Shortly after 4 p.m. Monday, 105 customers in Columbus remained without power, down from about 735 customers Monday morning, said Duke Energy spokesman Chip Orben.
An online Duke Energy outage map showed that most of the customers without power in Columbus were concentrated in three areas of the city, including many residential properties between Donner Park and 25th Street, as well as some homes near the intersection of North Marr Road and 30th Street and some properties on South Marr Road just south of State Road 46 on the city’s southeast side.
Duke Energy estimated that power would be restored to remaining Columbus residents by 8 p.m. Monday night, Orben said.
The update from Duke Energy came as the National Weather Service preliminarily confirmed that a tornado struck Camp Atterbury on Saturday.
An EF-0 tornado with estimated peak winds of 84 mph briefly touched down around 3:48 p.m. Saturday at Camp Atterbury. EF-0 tornadoes have winds between 65 to 85 mph, and this twister’s path was less than a mile long, according to the NWS.
The steeple of the chapel at the base was blown over and several vehicles were lifted slightly due to the tornado. Plywood debris from the roof of the church was found underneath the tires of the cars, the weather agency said.
While the chapel at the Indiana National Guard base was damaged, the rest of the base is otherwise operational, Lt. Col. Randi Bougere, communications director, said Saturday. Staff at the base are looking for an alternative location for church services, she said.
Two other tornadoes touched down in Brown and Shelby counties.
The first tornado, also an EF-0, touched down five miles south of Princes Lakes in Brown County around 3:40 p.m. Saturday, lasting for two minutes. The twister had estimated peak winds of 84 mph and traveled for about 0.3 miles along Mt. Moriah Road and Persimmon Ridge Road before dissipating, according to the NWS.
The third tornado, an EF-1 with estimated peak winds of 100 mph, touched down in Shelby County about three miles north-northeast of Edinburgh around 3:57 p.m., lasting for 15 minutes before dissipating four miles west-northwest of St. Paul around 4:12 p.m. EF-1 tornadoes can have winds between 86 to 110 mph, the NWS said.
The twister skipped along its entire 13.7-mile path in Shelby County. The damage path had a maximum width of 100 yards in Mt. Auburn, and along its path in the county there were many trees down or uprooted, the agency said.
In Columbus, there was damage in Donner Park, known for its huge trees, and walkers and joggers were stopping there to take photos of splintered tree trunks on Sunday and Monday. Local officials said the northern part of Bartholomew County took the hardest hits from the storm.
Straight line winds were most likely the cause of the damage, with some estimates being at 70 mph to 80 mph during the storm, said Shannan Cooke, Bartholomew County Emergency Management director.
But in terms of power outages, Columbus was the most affected part of state, Orben said.
“Columbus was hit the hardest throughout the state.

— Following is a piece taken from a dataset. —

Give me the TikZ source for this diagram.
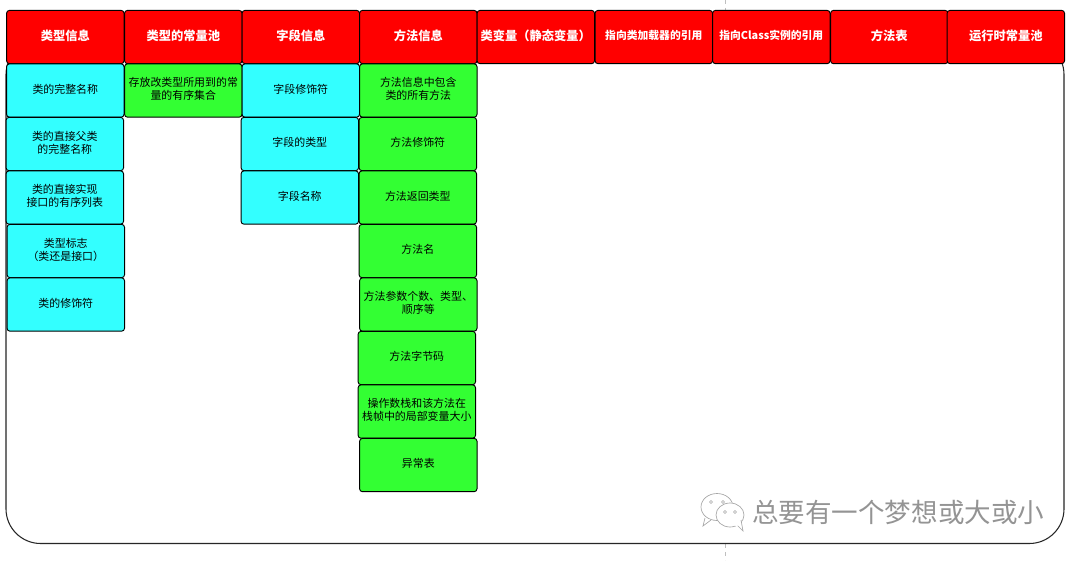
\documentclass[tikz,border=0pt]{standalone}
\usepackage{fontspec}
\setmainfont{Noto Sans CJK SC}
\definecolor{limegreen}{HTML}{33FF33}
\definecolor{aquafill}{HTML}{33FFFF}
\begin{document}
\begin{tikzpicture}[x=0.75pt,y=-0.75pt,
  cellbase/.style={draw=black,line width=0.7pt,rounded corners=2.2pt,anchor=north west,align=center,
    inner sep=0pt,minimum width=88.1pt,minimum height=40pt,text depth=3pt,text=black,font=\fontsize{8.2pt}{9.7pt}\selectfont},
  headbox/.style={cellbase,fill=red,text=white,font=\fontsize{9.2pt}{11pt}\selectfont\bfseries},
  headsmall/.style={headbox,font=\fontsize{8.1pt}{10pt}\selectfont\bfseries},
  cyanbox/.style={cellbase,fill=aquafill},
  greenbox/.style={cellbase,fill=limegreen},
  marktext/.style={text=black!42,font=\fontsize{19.9pt}{24pt}\selectfont,anchor=west,inner sep=0pt},
  bubble/.style={draw=black!35,line width=0.5pt,fill=white}
]
\useasboundingbox (0,0) rectangle (1080,560);
\fill[white] (0,0) rectangle (1080,560);
% dashed guide
\coordinate (gt) at (725,0);
\coordinate (gb) at (725,560);
\draw[black!25,line width=0.7pt,dashed] (gt) -- (gb);
% container
\draw[draw=black!85,line width=0.8pt,fill=white,rounded corners=26pt] (6,40) -- (6,543.5) -- (1064,543.5) -- (1064,40) -- cycle;
\begin{scope}[shift={(-0.4,-0.6)}]
% headers
\node[headbox]   (h1) at (6.5,10.5)  {类型信息};
\node[headbox]   (h2) at (124.5,10.5)  {类型的常量池};
\node[headbox]   (h3) at (242,10.5)  {字段信息};
\node[headbox]   (h4) at (359.5,10.5)  {方法信息};
\node[headbox]   (h5) at (477,10.5)  {类变量（静态变量）};
\node[headsmall] (h6) at (595,10.5)  {指向类加载器的引用};
\node[headsmall] (h7) at (712.5,10.5){指向Class实例的引用};
\node[headbox]   (h8) at (830.5,10.5){方法表};
\node[headbox]   (h9) at (947,10.5)  {运行时常量池};
% column 1
\node[cyanbox] (a1) at (6.5,64)    {类的完整名称};
\node[cyanbox] (a2) at (6,117.5)   {类的直接父类\\的完整名称};
\node[cyanbox] (a3) at (6,171)     {类的直接实现\\接口的有序列表};
\node[cyanbox] (a4) at (7,224.5)   {类型标志\\（类还是接口）};
\node[cyanbox] (a5) at (7,278)     {类的修饰符};
% column 2
\node[greenbox] (b1) at (124.5,64) {存放改类型所用到的常\\量的有序集合};
% column 3
\node[cyanbox] (c1) at (242,64)    {字段修饰符};
\node[cyanbox] (c2) at (241,117.5) {字段的类型};
\node[cyanbox] (c3) at (241,171)   {字段名称};
% column 4
\node[greenbox] (d1) at (359.5,64)  {方法信息中包含\\类的所有方法};
\node[greenbox] (d2) at (359,117.5) {方法修饰符};
\node[greenbox] (d3) at (359,171)   {方法返回类型};
\node[greenbox] (d4) at (359,224.5) {方法名};
\node[greenbox] (d5) at (359.5,278) {方法参数个数、类型、\\顺序等};
\node[greenbox] (d6) at (358,331.5) {方法字节码};
\node[greenbox] (d7) at (358,385)   {操作数栈和该方法在\\栈帧中的局部变量大小};
\node[greenbox] (d8) at (359.5,438.5){异常表};
\end{scope}
% watermark
\draw[bubble] (717,507) ellipse (16 and 13.5);
\draw[bubble] (705,518) -- (703,526) -- (711,520);
\draw[bubble] (730,515) ellipse (14 and 12);
\draw[bubble] (737,525) -- (743,531) -- (741,520);
\fill[white] (731,523) -- (740,521) -- (741,525) -- (736,526) -- cycle;
\foreach \p in {(711,502),(723,502),(725,512),(735,512)} \draw[black!35,line width=0.4pt] \p circle (1.5);
\node[marktext] (wm) at (752,512) {总要有一个梦想或大或小};
\end{tikzpicture}
\end{document}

I can tell you at any one point we had over 60,000 of our customers (without power) statewide, and 24,000 of those were in Columbus,” Orben said.
To speed power restoration, Duke Energy moved employees and contractors over the weekend from its Ohio and Northern Indiana service area to supplement local crews in southern Indiana. The areas most impacted include Bartholomew, Shelby, Monroe, Morgan, Crawford, Brown and Decatur counties.
Orben said some of the broken poles were in older neighborhoods, where poles tend to be located in backyards and other harder-to-reach places, which can “further complicate” efforts to restore power.
“Poles in rear of homes take longer to access as we cannot use our heavy equipment rather have to use specialized equipment,” Orben said. “Many times we have to remove fences as well in order to access our easements and facilities prior to work being completed.”